Labour won the last three general elections because it was able to create an electoral coalition which included the ruling class, large sections of the middle class and affluent layers of the working class. Now the better-off feel that their privileged position is under threat. House prices are projected to fall by 7% this year and 9% in 2009, with The Times (21 May) warning that it is looking ever more possible that these falls may be in double digits. The price of oil continues its relentless rise, with Goldman Sachs predicting it will exceed $200 a barrel. These more affluent sections are looking to the Tories as they no longer believe that Labour can manage the economy for their benefit. They are being joined by sections of the poorer white working class. Livingstone won the support of the large number of ethnic minority voters in London, but lost heavily in the white working class estates, where there was huge anger at the loss of the 10p tax band and the reality of continuing inequality, increasing concern about the NHS and widespread opposition to immigration which is portrayed as costing jobs and housing opportunities.

There is little that Labour can do to change the trend. The economy is threatened with recession. Oil prices continue to rise. It cannot stop the fall in house prices, particularly now the Bank of England says it will maintain interest rates at the current level through next year. Nor should socialists bemoan its possible fate. As George Monbiot says, this is the most right-wing government since the Second World War (The Guardian, 20 May). It does not deserve the slightest support.

However, as the general election approaches, we will doubtless witness the spectacle of self-proclaimed socialists coming to Labour’s rescue. Already Guardian columnist Seumas Milne is urging the government to adopt policies which ‘reverse its haemorrhage of support and lay the ground for a better future’. (The Guardian, 22 May) In the London mayoral election, the Galloway wing of Respect called for a vote for Livingstone and had his picture on its leaflets. The SWP wing of Respect, the Left List, stood a candidate, Lindsay German, but supported Livingstone as a second preference. Helpfully, Socialist Worker explained where you had to put your cross to do this. SWP leader John Rees agrees with Milne, saying we should ‘insist that Labour can help to save itself if it begins to defend those who elected it. Even now Gordon Brown can reverse Labour’s decline by making three announcements – that the troops will come home from Iraq and Afghanistan, privatisation will end and a programme of council housing will begin’ (Socialist Worker, 24 May). We remind Milne and Socialist Worker that at the centre of the coalition that brought Labour to power was corporate and banking capital.
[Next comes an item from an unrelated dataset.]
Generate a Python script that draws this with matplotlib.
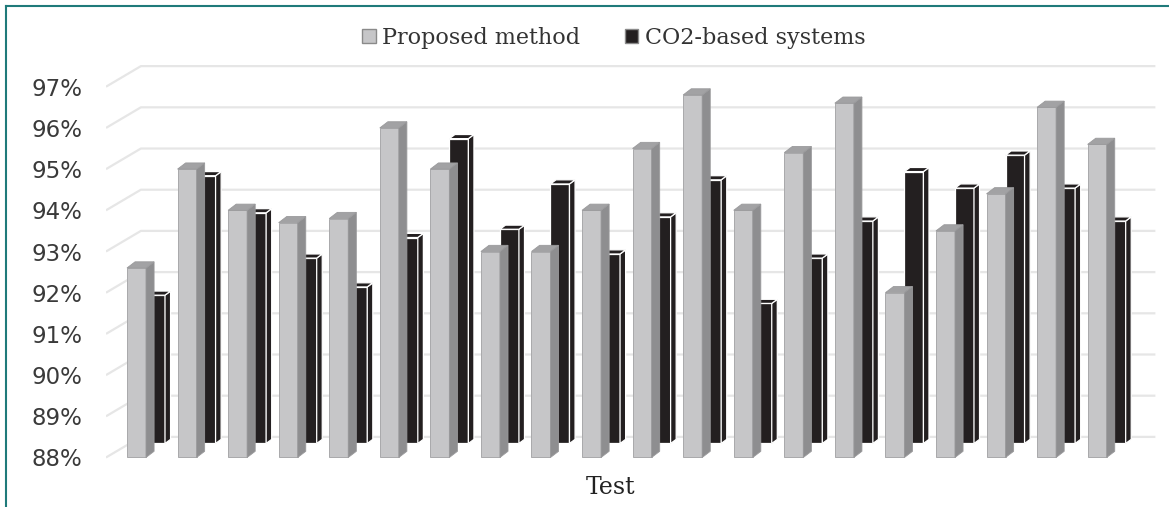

The left will also use the bogey of the BNP to re-build Labour’s fortunes. That the BNP has done well electorally over the last few years is not in doubt. It now has 100 councillors nationwide compared to 16 four years ago, and it has a seat on the Greater London Assembly because it got just over the 5% threshold. It has attracted support from both the poor white working class and the newly-threatened more affluent layers. But its political influence is extremely limited: it is the government which sets the racist agenda with a succession of terrorism and asylum acts, and the creation of an atmosphere of hostility towards immigrants wherever they come from.